→ Given instruction: Write out the material exactly, without any of its pictures.

====

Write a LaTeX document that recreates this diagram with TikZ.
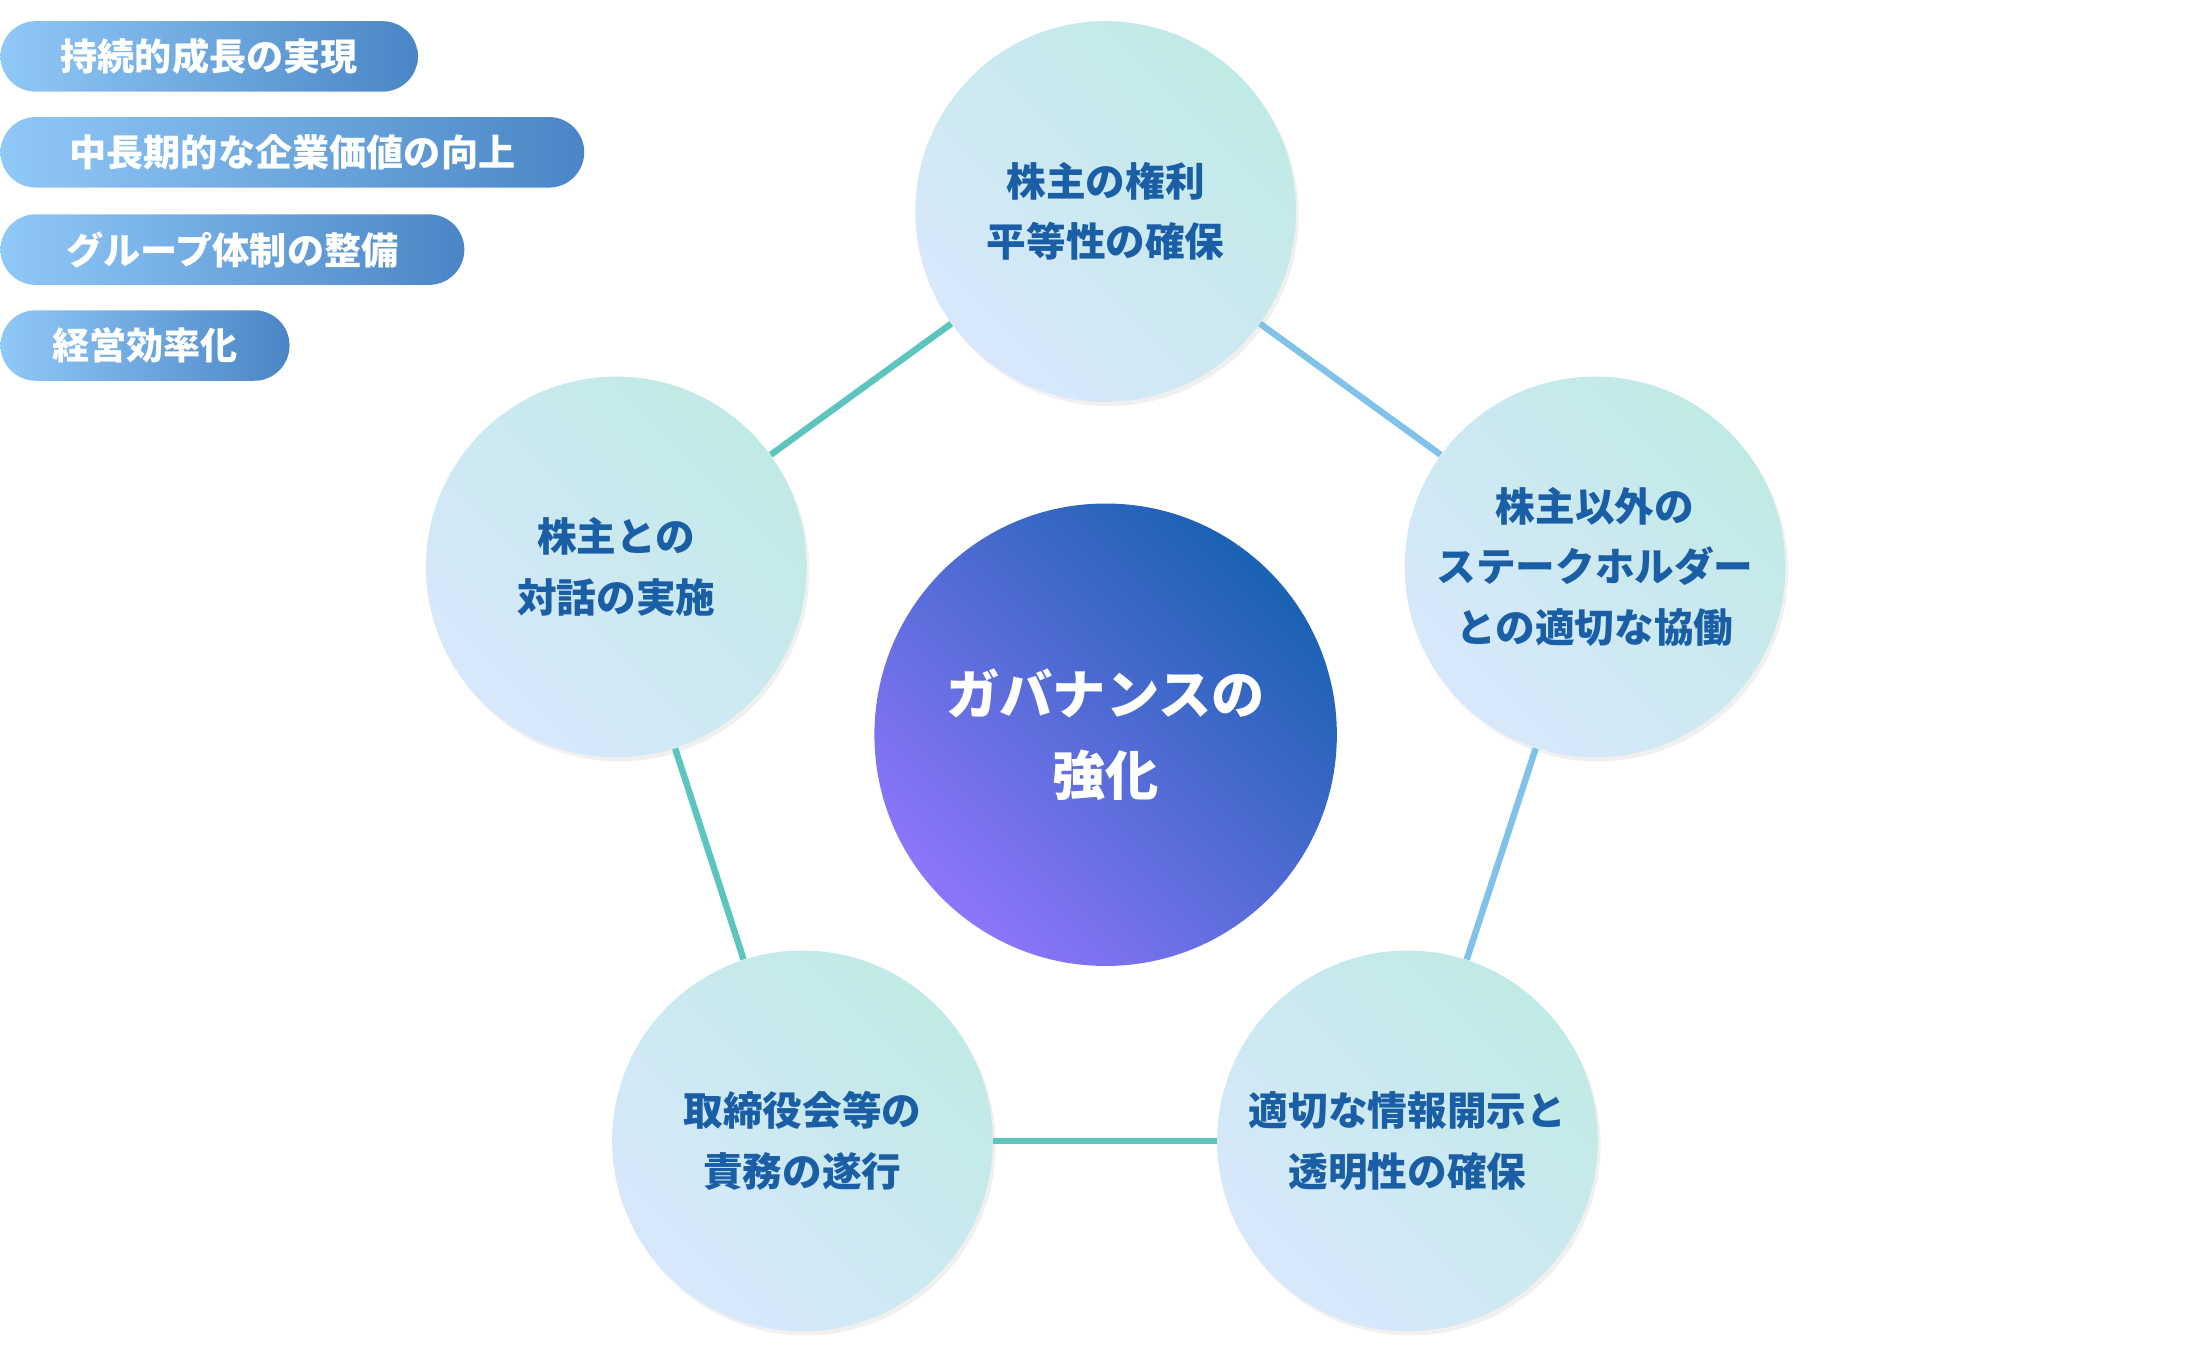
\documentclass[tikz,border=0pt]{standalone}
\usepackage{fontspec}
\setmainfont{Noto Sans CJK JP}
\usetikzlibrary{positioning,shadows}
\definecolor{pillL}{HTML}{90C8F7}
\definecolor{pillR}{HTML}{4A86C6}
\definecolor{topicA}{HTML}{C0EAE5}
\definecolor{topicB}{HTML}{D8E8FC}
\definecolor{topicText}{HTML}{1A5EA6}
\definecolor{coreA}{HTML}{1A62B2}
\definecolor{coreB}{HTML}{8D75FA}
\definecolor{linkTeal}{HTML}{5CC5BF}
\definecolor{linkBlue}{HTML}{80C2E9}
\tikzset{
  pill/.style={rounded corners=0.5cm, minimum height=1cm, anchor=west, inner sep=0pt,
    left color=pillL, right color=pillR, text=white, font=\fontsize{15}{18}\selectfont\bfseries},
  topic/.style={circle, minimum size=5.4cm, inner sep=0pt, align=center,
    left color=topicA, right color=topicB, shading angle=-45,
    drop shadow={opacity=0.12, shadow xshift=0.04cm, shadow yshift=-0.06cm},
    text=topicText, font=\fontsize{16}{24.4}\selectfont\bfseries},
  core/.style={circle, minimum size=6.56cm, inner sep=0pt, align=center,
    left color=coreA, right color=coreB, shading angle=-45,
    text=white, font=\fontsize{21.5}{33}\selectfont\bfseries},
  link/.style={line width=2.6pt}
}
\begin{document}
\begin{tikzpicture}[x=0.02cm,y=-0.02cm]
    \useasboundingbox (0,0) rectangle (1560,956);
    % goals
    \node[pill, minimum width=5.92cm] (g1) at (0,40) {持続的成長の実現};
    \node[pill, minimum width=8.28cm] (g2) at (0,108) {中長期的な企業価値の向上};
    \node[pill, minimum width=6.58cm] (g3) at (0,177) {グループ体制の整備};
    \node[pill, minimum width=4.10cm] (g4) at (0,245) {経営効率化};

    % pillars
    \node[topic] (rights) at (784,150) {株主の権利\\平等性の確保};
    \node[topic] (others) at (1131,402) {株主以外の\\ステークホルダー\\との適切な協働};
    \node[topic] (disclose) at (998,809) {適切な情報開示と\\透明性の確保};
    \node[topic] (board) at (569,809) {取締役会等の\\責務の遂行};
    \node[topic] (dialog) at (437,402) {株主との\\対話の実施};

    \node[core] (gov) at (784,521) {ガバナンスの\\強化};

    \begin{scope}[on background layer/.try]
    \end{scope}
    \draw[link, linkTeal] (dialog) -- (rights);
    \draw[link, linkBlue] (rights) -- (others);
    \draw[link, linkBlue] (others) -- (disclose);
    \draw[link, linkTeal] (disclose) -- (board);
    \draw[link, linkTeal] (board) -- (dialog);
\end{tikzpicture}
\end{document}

====

→ Solution for this exercise:
Write a LaTeX document that recreates this diagram with TikZ.
\documentclass[tikz,border=0pt]{standalone}
\usepackage{fontspec}
\setmainfont{Noto Sans CJK JP}
\usetikzlibrary{positioning,shadows}
\definecolor{pillL}{HTML}{90C8F7}
\definecolor{pillR}{HTML}{4A86C6}
\definecolor{topicA}{HTML}{C0EAE5}
\definecolor{topicB}{HTML}{D8E8FC}
\definecolor{topicText}{HTML}{1A5EA6}
\definecolor{coreA}{HTML}{1A62B2}
\definecolor{coreB}{HTML}{8D75FA}
\definecolor{linkTeal}{HTML}{5CC5BF}
\definecolor{linkBlue}{HTML}{80C2E9}
\tikzset{
  pill/.style={rounded corners=0.5cm, minimum height=1cm, anchor=west, inner sep=0pt,
    left color=pillL, right color=pillR, text=white, font=\fontsize{15}{18}\selectfont\bfseries},
  topic/.style={circle, minimum size=5.4cm, inner sep=0pt, align=center,
    left color=topicA, right color=topicB, shading angle=-45,
    drop shadow={opacity=0.12, shadow xshift=0.04cm, shadow yshift=-0.06cm},
    text=topicText, font=\fontsize{16}{24.4}\selectfont\bfseries},
  core/.style={circle, minimum size=6.56cm, inner sep=0pt, align=center,
    left color=coreA, right color=coreB, shading angle=-45,
    text=white, font=\fontsize{21.5}{33}\selectfont\bfseries},
  link/.style={line width=2.6pt}
}
\begin{document}
\begin{tikzpicture}[x=0.02cm,y=-0.02cm]
    \useasboundingbox (0,0) rectangle (1560,956);
    % goals
    \node[pill, minimum width=5.92cm] (g1) at (0,40) {持続的成長の実現};
    \node[pill, minimum width=8.28cm] (g2) at (0,108) {中長期的な企業価値の向上};
    \node[pill, minimum width=6.58cm] (g3) at (0,177) {グループ体制の整備};
    \node[pill, minimum width=4.10cm] (g4) at (0,245) {経営効率化};

    % pillars
    \node[topic] (rights) at (784,150) {株主の権利\\平等性の確保};
    \node[topic] (others) at (1131,402) {株主以外の\\ステークホルダー\\との適切な協働};
    \node[topic] (disclose) at (998,809) {適切な情報開示と\\透明性の確保};
    \node[topic] (board) at (569,809) {取締役会等の\\責務の遂行};
    \node[topic] (dialog) at (437,402) {株主との\\対話の実施};

    \node[core] (gov) at (784,521) {ガバナンスの\\強化};

    \begin{scope}[on background layer/.try]
    \end{scope}
    \draw[link, linkTeal] (dialog) -- (rights);
    \draw[link, linkBlue] (rights) -- (others);
    \draw[link, linkBlue] (others) -- (disclose);
    \draw[link, linkTeal] (disclose) -- (board);
    \draw[link, linkTeal] (board) -- (dialog);
\end{tikzpicture}
\end{document}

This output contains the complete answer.